- Dataset content
** Start **

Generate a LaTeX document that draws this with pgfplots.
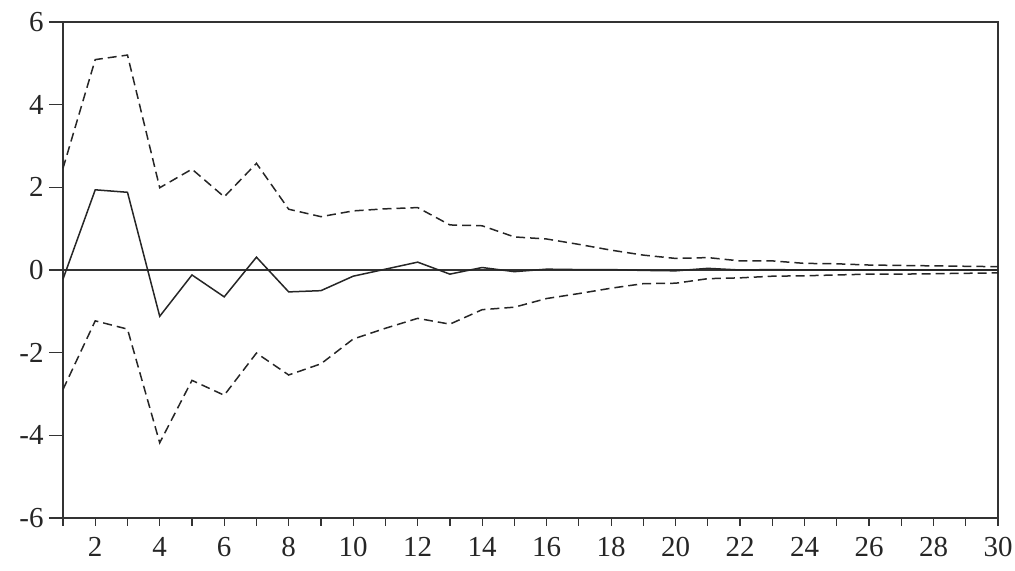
\documentclass[border=0pt]{standalone}
\usepackage{fontspec}
\setmainfont{Liberation Serif}
\usepackage{pgfplots}
\usepackage{pgfplotstable}
\pgfplotsset{compat=1.18}
\pgfplotstableread{
x mid up lo
1 -0.22 2.46 -2.89
2 1.94 5.09 -1.23
3 1.88 5.20 -1.43
4 -1.12 1.99 -4.18
5 -0.12 2.44 -2.67
6 -0.65 1.77 -3.03
7 0.31 2.58 -2.01
8 -0.53 1.47 -2.54
9 -0.50 1.29 -2.27
10 -0.15 1.43 -1.67
11 0.02 1.48 -1.41
12 0.19 1.51 -1.17
13 -0.10 1.09 -1.31
14 0.06 1.07 -0.96
15 -0.04 0.80 -0.90
16 0.02 0.75 -0.69
17 0.01 0.62 -0.57
18 0.01 0.48 -0.44
19 -0.01 0.36 -0.33
20 -0.02 0.28 -0.32
21 0.04 0.30 -0.21
22 0.00 0.22 -0.19
23 0.01 0.22 -0.15
24 0.00 0.16 -0.14
25 0.00 0.15 -0.12
26 0.00 0.12 -0.10
27 0.00 0.11 -0.10
28 0.00 0.10 -0.09
29 0.00 0.09 -0.08
30 0.00 0.08 -0.07
}\irf
\begin{document}
\begin{tikzpicture}
\begin{axis}[
  scale only axis,
  width=467.5pt, height=248pt,
  xmin=1, xmax=30, ymin=-6, ymax=6,
  axis line style={black!80, line width=0.6pt},
  xtick={2,4,...,30},
  xticklabels={2,4,6,8,10,12,14,16,18,20,22,24,26,28,30},
  minor xtick={1,3,...,29},
  ytick={-6,-4,-2,0,2,4,6},
  yticklabels={-6,-4,-2,0,2,4,6},
  tick align=outside,
  major tick length=4pt, minor tick length=4pt,
  xtick pos=bottom, ytick pos=left,
  xtick style={black!80, line width=0.6pt},
  ytick style={black!80, line width=0.6pt, /pgfplots/major tick length=7pt},
  tick label style={font=\fontsize{14.5}{16}\selectfont, text=black!85, inner sep=0pt},
  y tick label style={xshift=-5.5pt},
  x tick label style={yshift=-5.5pt},
  clip=false,
]
\addplot[black!80, line width=0.6pt, forget plot] coordinates {(1,0) (30,0)};
\addplot[black!85, line width=0.75pt] table[x=x, y=mid] {\irf};
\addplot[black!85, line width=0.75pt, dash pattern=on 4.5pt off 2.5pt] table[x=x, y=up] {\irf};
\addplot[black!85, line width=0.75pt, dash pattern=on 4.5pt off 2.5pt] table[x=x, y=lo] {\irf};
\end{axis}
\path (current axis.south west) ++(-31.5pt,-26.5pt) rectangle ([xshift=8.5pt, yshift=11pt]current axis.north east);
\end{tikzpicture}
\end{document}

** End **

- Your instructions
Quote every line word for word and keep the images out of the copy.

- Result for this exercise
Generate a LaTeX document that draws this with pgfplots.
\documentclass[border=0pt]{standalone}
\usepackage{fontspec}
\setmainfont{Liberation Serif}
\usepackage{pgfplots}
\usepackage{pgfplotstable}
\pgfplotsset{compat=1.18}
\pgfplotstableread{
x mid up lo
1 -0.22 2.46 -2.89
2 1.94 5.09 -1.23
3 1.88 5.20 -1.43
4 -1.12 1.99 -4.18
5 -0.12 2.44 -2.67
6 -0.65 1.77 -3.03
7 0.31 2.58 -2.01
8 -0.53 1.47 -2.54
9 -0.50 1.29 -2.27
10 -0.15 1.43 -1.67
11 0.02 1.48 -1.41
12 0.19 1.51 -1.17
13 -0.10 1.09 -1.31
14 0.06 1.07 -0.96
15 -0.04 0.80 -0.90
16 0.02 0.75 -0.69
17 0.01 0.62 -0.57
18 0.01 0.48 -0.44
19 -0.01 0.36 -0.33
20 -0.02 0.28 -0.32
21 0.04 0.30 -0.21
22 0.00 0.22 -0.19
23 0.01 0.22 -0.15
24 0.00 0.16 -0.14
25 0.00 0.15 -0.12
26 0.00 0.12 -0.10
27 0.00 0.11 -0.10
28 0.00 0.10 -0.09
29 0.00 0.09 -0.08
30 0.00 0.08 -0.07
}\irf
\begin{document}
\begin{tikzpicture}
\begin{axis}[
  scale only axis,
  width=467.5pt, height=248pt,
  xmin=1, xmax=30, ymin=-6, ymax=6,
  axis line style={black!80, line width=0.6pt},
  xtick={2,4,...,30},
  xticklabels={2,4,6,8,10,12,14,16,18,20,22,24,26,28,30},
  minor xtick={1,3,...,29},
  ytick={-6,-4,-2,0,2,4,6},
  yticklabels={-6,-4,-2,0,2,4,6},
  tick align=outside,
  major tick length=4pt, minor tick length=4pt,
  xtick pos=bottom, ytick pos=left,
  xtick style={black!80, line width=0.6pt},
  ytick style={black!80, line width=0.6pt, /pgfplots/major tick length=7pt},
  tick label style={font=\fontsize{14.5}{16}\selectfont, text=black!85, inner sep=0pt},
  y tick label style={xshift=-5.5pt},
  x tick label style={yshift=-5.5pt},
  clip=false,
]
\addplot[black!80, line width=0.6pt, forget plot] coordinates {(1,0) (30,0)};
\addplot[black!85, line width=0.75pt] table[x=x, y=mid] {\irf};
\addplot[black!85, line width=0.75pt, dash pattern=on 4.5pt off 2.5pt] table[x=x, y=up] {\irf};
\addplot[black!85, line width=0.75pt, dash pattern=on 4.5pt off 2.5pt] table[x=x, y=lo] {\irf};
\end{axis}
\path (current axis.south west) ++(-31.5pt,-26.5pt) rectangle ([xshift=8.5pt, yshift=11pt]current axis.north east);
\end{tikzpicture}
\end{document}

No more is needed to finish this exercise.